Politico reports today that Senate Republicans have let tensions spill into public view over who is to blame for the GOP's inability to take the Senate. "If you think what happened in Delaware is ‘a win’ for the Republican Party then we don’t have a snowball’s chance to win the White House," said South Carolina's Lindsey Graham, who channelled the establishment view. "If you think Delaware was a wake-up call for Republicans than we have shot at doing well for a long time."

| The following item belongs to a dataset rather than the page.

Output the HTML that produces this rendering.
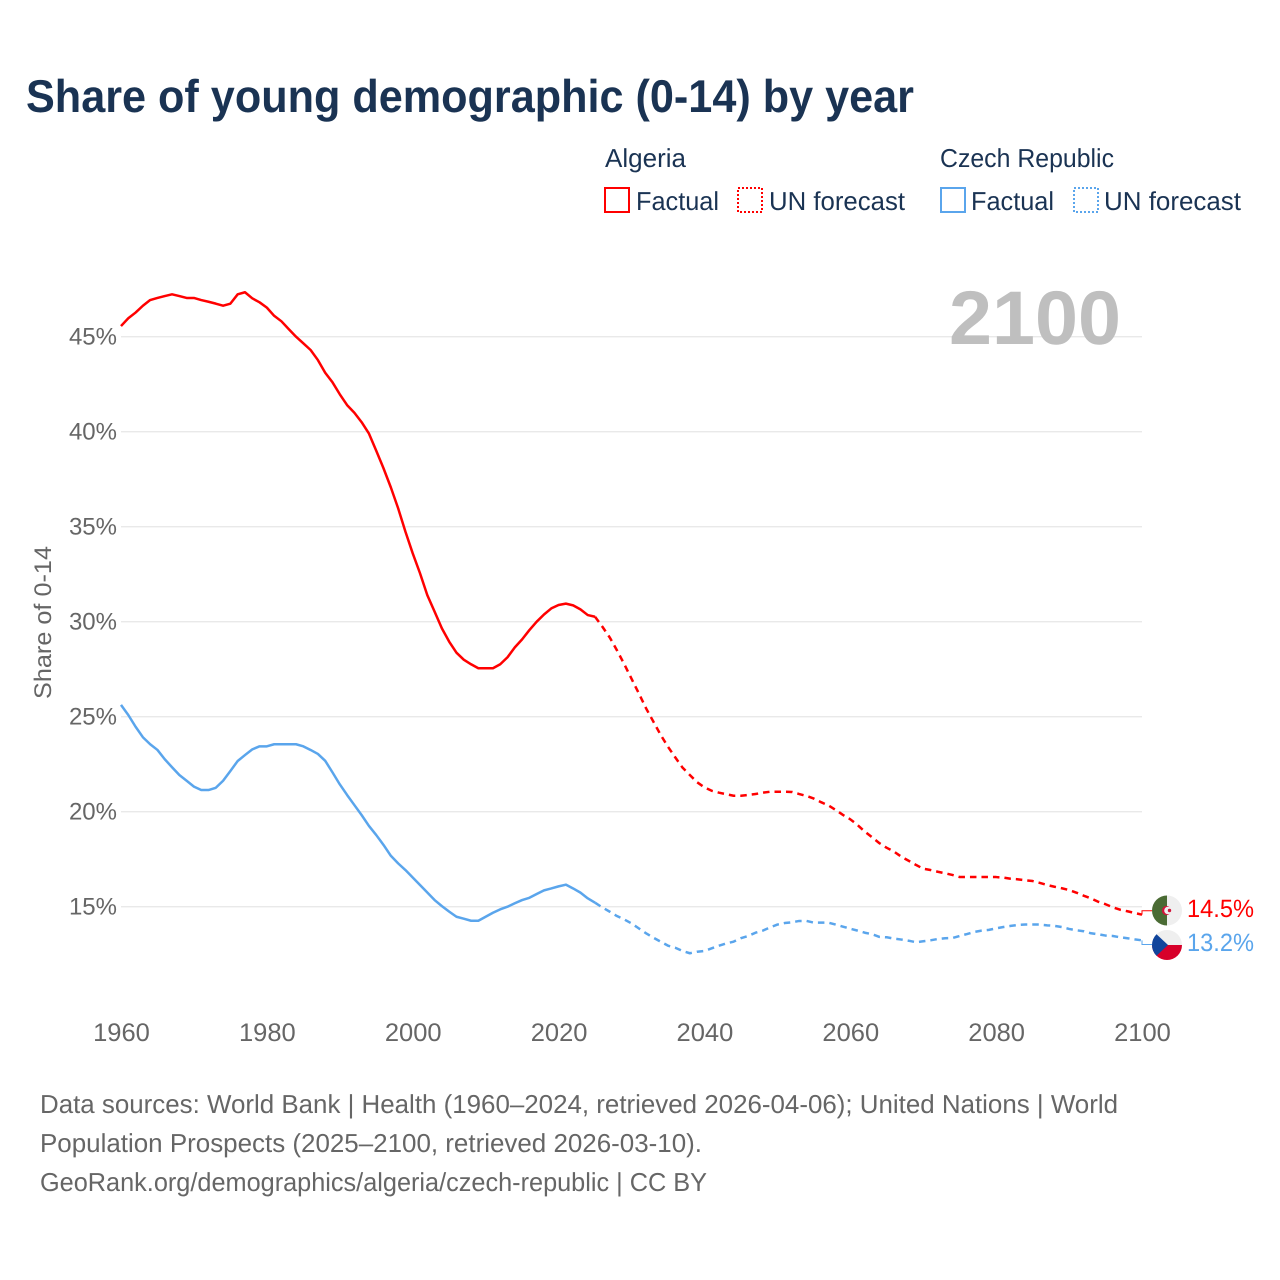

RedState editor Erick Erickson fired back on his blog, excoriating the RNC and the NRSC for, in his view, being too heavy-handed in the candidate-selection process and virtually absent in the latter stages of the election. His entire piece is well-worth a read, but here's the key portion:
GOP Senate candidates underperformed their polling at around 3% in most races. Why? Because the NRSC did not fund a ground game operation, nor did the RNC. They either left it to Karl Rove or Haley Barbour. There was not, as in past years, a mass exodus of GOP Hill Staffers from Washington to the ground in swing states.
But there is an even greater, larger point. None of this would have happened had the NRSC not decided to dictate to Republicans in the several states who their Republican candidates should be. Christine O’Donnell’s and Sharron Angle’s wins were largely reactions to what the NRSC was doing.
Compare this with the House campaign body, the NRCC. After getting clobbered over the NY-23 race and Dede Scozzafava, the NRCC took a hands off approach and let local voters choose their candidates. Not the NRSC. It doubled up around the country igniting a civil war with the grassroots — a civil war that would have never happened but their getting into Florida and doubling down.
The NRSC’s argument amounts to telling the world that voters exercising their right to pick their candidates are stupid and Jim DeMint is stupid for siding with the voters.
Where do you come down on this debate?